Greenhouse Heating and Insulation
Greenhouse Heating and Insulation
- Put up a fence or plant a hedge as a wind-break on exposed sites.
- Repair cracked panes of glass, and ill-fitting doors and vents, all of which lose heat; use draught-proofing strips if necessary.
- In winter, line the greenhouse with an insulating material to give a double glazing effect — this makes a tremendous difference to the amount of heat retained.
- Even if you want more general warmth, you do not have to heat the whole greenhouse. For example, use insulation material to screen off part of it for tender plants. Alternatively, cut off the roof space at night with a similar screen drawn over at the height of the eaves.
This site is intended to help you manage a greenhouse where artificial heating is not essential. Nevertheless, there are times when a little extra heat can be very helpful, for example, for raising plants earlier in the spring or for overwintering plants when weather conditions are extreme.
Wrap up your greenhouse for the winter
Bubble polythene is one of the best materials for greenhouse insulation. Buy the type that is designed for the purpose, not packing material as this deteriorates rapidly in the light.
- One disadvantage is that it will reduce the amount of light reaching the plants. To help counteract this effect, make sure that the greenhouse glass is clean.
- In a wooden greenhouse, secure the material with drawing or mapping pins. In an aluminium one, use special fittings which go into the channels in the framework, or use sticky pads.
- Make sure that the vents can be opened: it will be even more necessary to ventilate as the insulation will increase humidity. You may need to cut separate pieces of material and fix them independently to the vents. Cut a separate flap to hang down over sliding doors.
- In spring, the material filters the sunlight and acts as shading. However, it will do little to reduce the heat in the greenhouse in summer. It is better to replace it with a shading material or paint until the autumn This also gives you the chance to wash the greenhouse thoroughly.
Wiring up your greenhouse
Electricity can be particularly dangerous in the damp greenhouse atmosphere. To be safe, always follow these safety rules:
- Fuse the greenhouse circuit separately, and incorporate a residual current device (RCD).
- Use waterproof plugs and fittings.
- Have the wiring installed by a professional electrician.
Greenhouse Heating Equipment
- Hot benches or propagators which supply heat to the bottom of plant pots through electric -warming cables or a heated blanket use very little energy. They are a tremendous help in raising plants from seeds and cuttings, and if they are covered then you can also use them to help overwinter tender plants.

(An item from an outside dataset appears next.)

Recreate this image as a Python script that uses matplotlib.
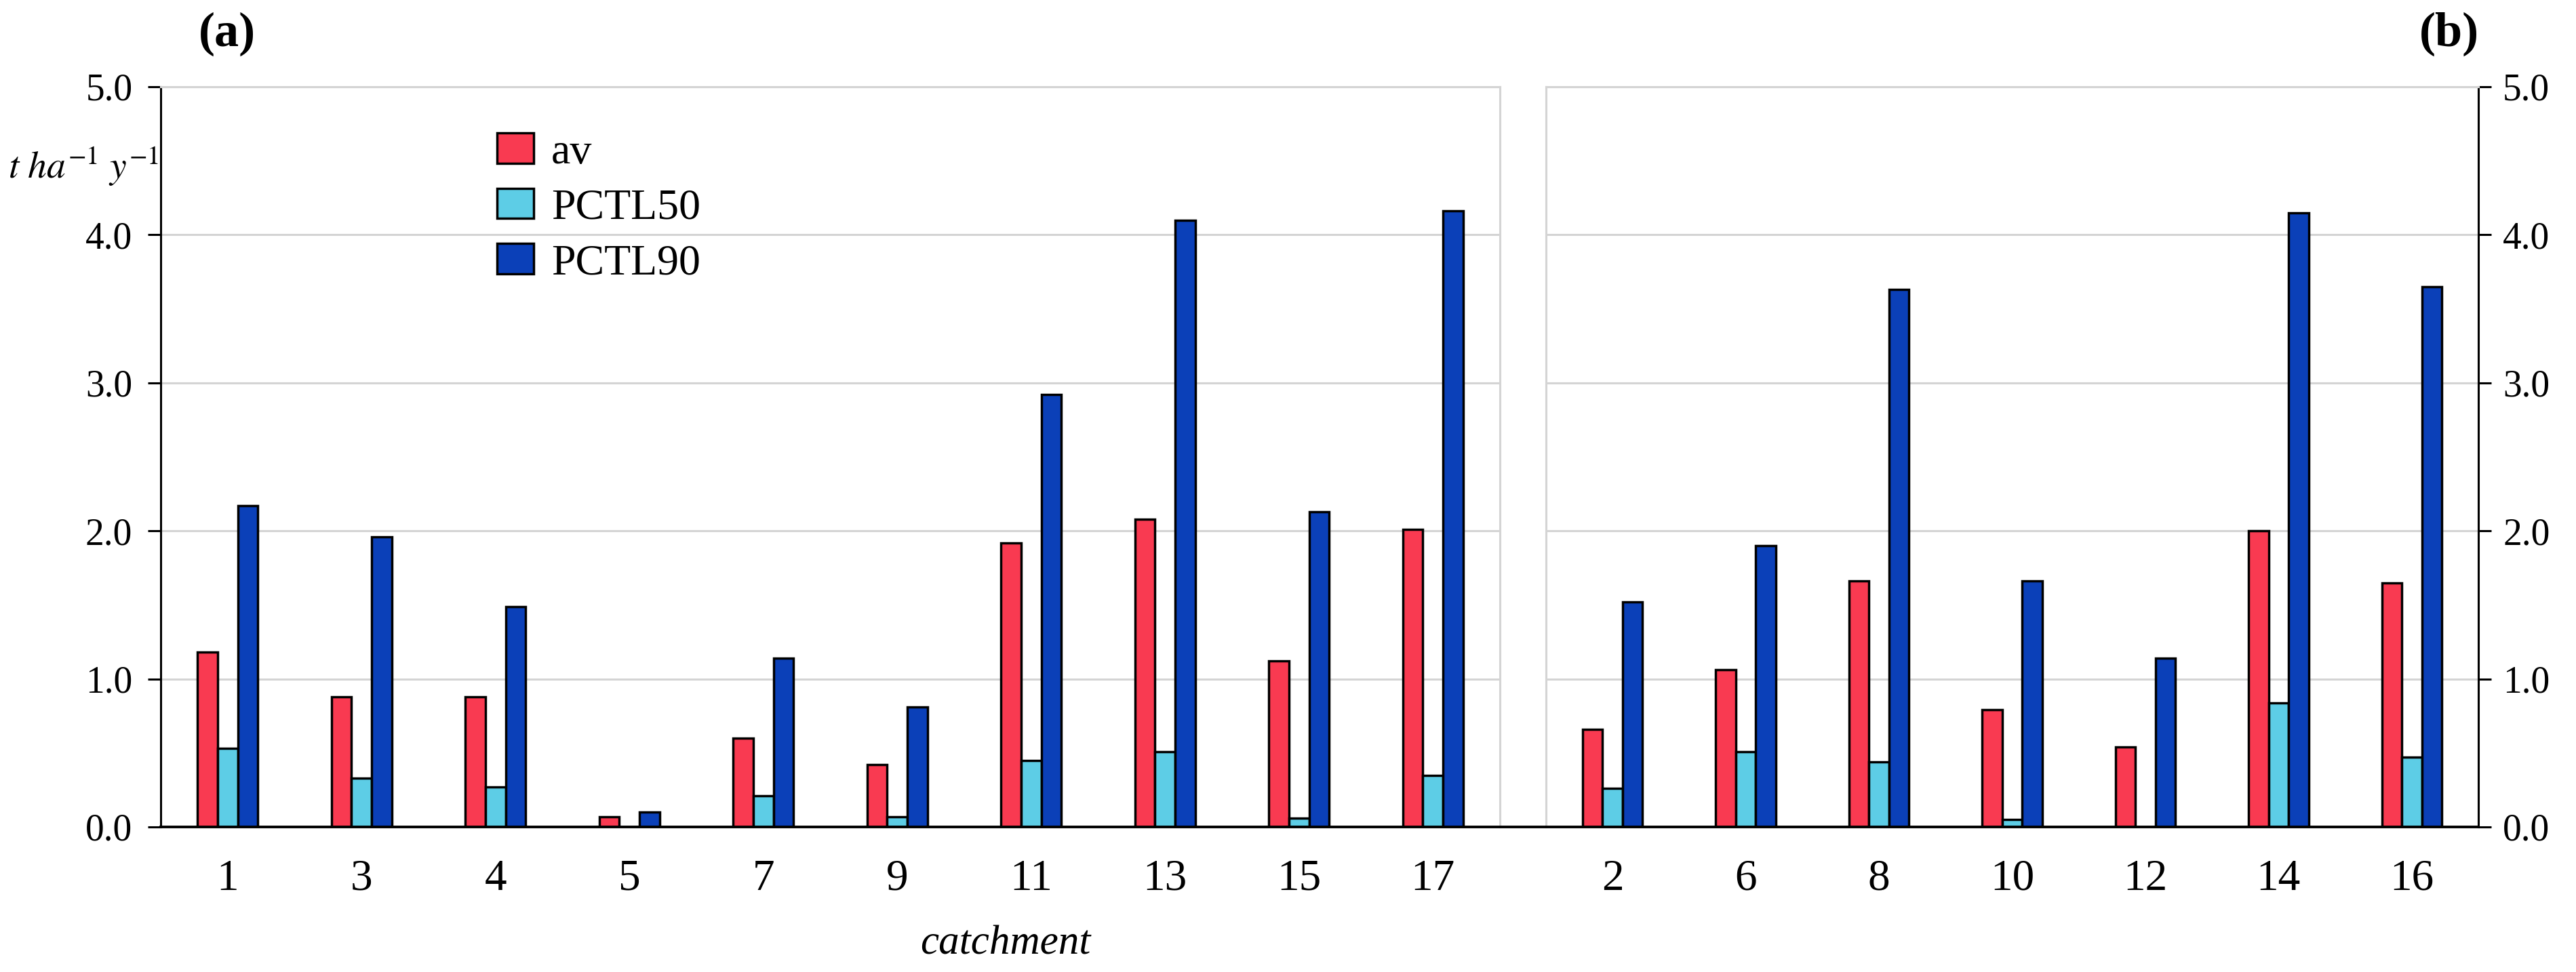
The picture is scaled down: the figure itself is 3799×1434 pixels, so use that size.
import numpy as np
import matplotlib
matplotlib.use('Agg')
import matplotlib.pyplot as plt
from matplotlib.lines import Line2D

plt.rcParams['font.family'] = ['Liberation Serif', 'DejaVu Serif']
plt.rcParams['mathtext.fontset'] = 'stix'

# Data (t ha-1 y-1)
catch_a = ['1', '3', '4', '5', '7', '9', '11', '13', '15', '17']
av_a = [1.18, 0.88, 0.88, 0.07, 0.60, 0.42, 1.92, 2.08, 1.12, 2.01]
p50_a = [0.53, 0.33, 0.27, 0.0, 0.21, 0.07, 0.45, 0.51, 0.06, 0.35]
p90_a = [2.17, 1.96, 1.49, 0.10, 1.14, 0.81, 2.92, 4.10, 2.13, 4.16]

catch_b = ['2', '6', '8', '10', '12', '14', '16']
av_b = [0.66, 1.06, 1.66, 0.79, 0.54, 2.00, 1.65]
p50_b = [0.26, 0.51, 0.44, 0.05, 0.0, 0.84, 0.47]
p90_b = [1.52, 1.90, 3.63, 1.66, 1.14, 4.15, 3.65]

series_names = ['av', 'PCTL50', 'PCTL90']
colors = ['#F93A51', '#5DCDE6', '#0B40B8']
grey = '#D4D4D4'

W, H = 3799, 1434
fig = plt.figure(figsize=(W / 100, H / 100), dpi=100)

y0 = 1220   # pixel row of zero line
y5 = 128    # pixel row of 5.0
xa0, xa1 = 237, 2212
xb0, xb1 = 2280, 3655

ax1 = fig.add_axes([xa0 / W, 1 - y0 / H, (xa1 - xa0) / W, (y0 - y5) / H])
ax2 = fig.add_axes([xb0 / W, 1 - y0 / H, (xb1 - xb0) / W, (y0 - y5) / H])

bw = 0.15
handles = []
for ax, cats, vals in [(ax1, catch_a, [av_a, p50_a, p90_a]),
                       (ax2, catch_b, [av_b, p50_b, p90_b])]:
    x = np.arange(len(cats))
    for k in range(3):
        b = ax.bar(x + (k - 1) * bw, vals[k], bw, color=colors[k],
                   edgecolor='black', linewidth=2.5, label=series_names[k], zorder=3)
        if ax is ax1:
            handles.append(b)
    ax.set_xlim(-0.5, len(cats) - 0.5)
    ax.set_ylim(0, 5)
    ax.set_xticks(x)
    ax.set_xticklabels(cats)
    ax.set_yticks(np.arange(0, 6, 1))
    ax.set_yticklabels(['%.1f' % v for v in np.arange(0, 6, 1)])
    ax.grid(axis='y', color=grey, linewidth=2.2, zorder=0)
    ax.set_axisbelow(True)
    ax.tick_params(axis='x', length=0, pad=34, labelsize=47)
    ax.tick_params(axis='y', length=14, width=2.2, labelsize=40, direction='out')
    for s in ax.spines.values():
        s.set_color(grey)
        s.set_linewidth(2.2)
    ax.spines['bottom'].set_visible(False)

ax1.spines['left'].set_color('black')
ax1.tick_params(axis='y', pad=16)
ax2.yaxis.tick_right()
ax2.spines['right'].set_color('black')
ax2.tick_params(axis='y', pad=12)

# continuous zero line across both panels
fig.add_artist(Line2D([xa0 / W, xb1 / W], [1 - y0 / H, 1 - y0 / H],
                      color='black', linewidth=2.8, transform=fig.transFigure))

fig.legend(handles=handles, labels=series_names, loc='upper left',
           bbox_to_anchor=(733 / W, 1 - 196 / H), frameon=False, fontsize=46,
           handlelength=0.85, handleheight=0.7, handletextpad=0.4,
           labelspacing=0.36, borderpad=0, borderaxespad=0)

fig.text(12 / W, 1 - 245 / H, r'$t\ ha^{-1}\ y^{-1}$', fontsize=40,
         ha='left', va='center')
fig.text(1483 / W, 1 - 1393 / H, 'catchment', fontsize=44, style='italic',
         ha='center', va='center')
fig.text(335 / W, 1 - 50 / H, '(a)', fontsize=52, fontweight='bold',
         ha='center', va='center')
fig.text(3612 / W, 1 - 50 / H, '(b)', fontsize=52, fontweight='bold',
         ha='center', va='center')

fig.savefig('out.png', dpi=100, facecolor='white')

- The most common greenhouse heaters available are electric fans, electric tubes, bottled gas heaters, and paraffin heaters. A lean-to greenhouse on a house wall might have a radiator run from a central heating boiler.
- The problem with paraffin and gas heaters is that they produce water vapour, leading to high humidity and encouraging fungal diseases. Paraffin heaters may also produce small amounts of other gases which can damage some plants. To keep the humidity down, to let fumes out, and to let air in to the burners, you need to keep the greenhouse ventilated, and this wastes heat.
- Electric fan heaters, on the other hand, produce a dry heat. They circulate the warm air throughout the greenhouse and have accurate thermostats. Consequently, they only come on when absolutely necessary and are therefore less wasteful of energy than you might expect.
The heat given off by decomposing organic matter was used in the hot beds of Victorian kitchen gardens. The beds usually consisted of a layer of fresh strawy horse manure about 60cm deep, topped with about 20cm of soil, and were used, for example, to bring onand .
The main problem with having any kind of hot bed or compost heap to provide heat in a greenhouse is that the ammonia given off in the decomposition process can be harmful to plants. The Victorians had one house entirely for cucumbers, which could be ventilated well for the first couple of weeks after the beds were made, before sowing or planting. In a greenhouse with a mixture of plants, the problem can be reduced by using alternate layers of manure and soil, or by mixing leaves or garden debris with the manure to absorb the ammonia. Alternatively, you could try using materials with less available nitrogen, such as a mixture of straw and kitchen waste.
In the USA, experiments to make use of the heat from compost heaps, or animal houses next to the greenhouse, have ducted the hot air through pipes below the greenhouse borders and up through leafmould or soil to absorb harmful gases.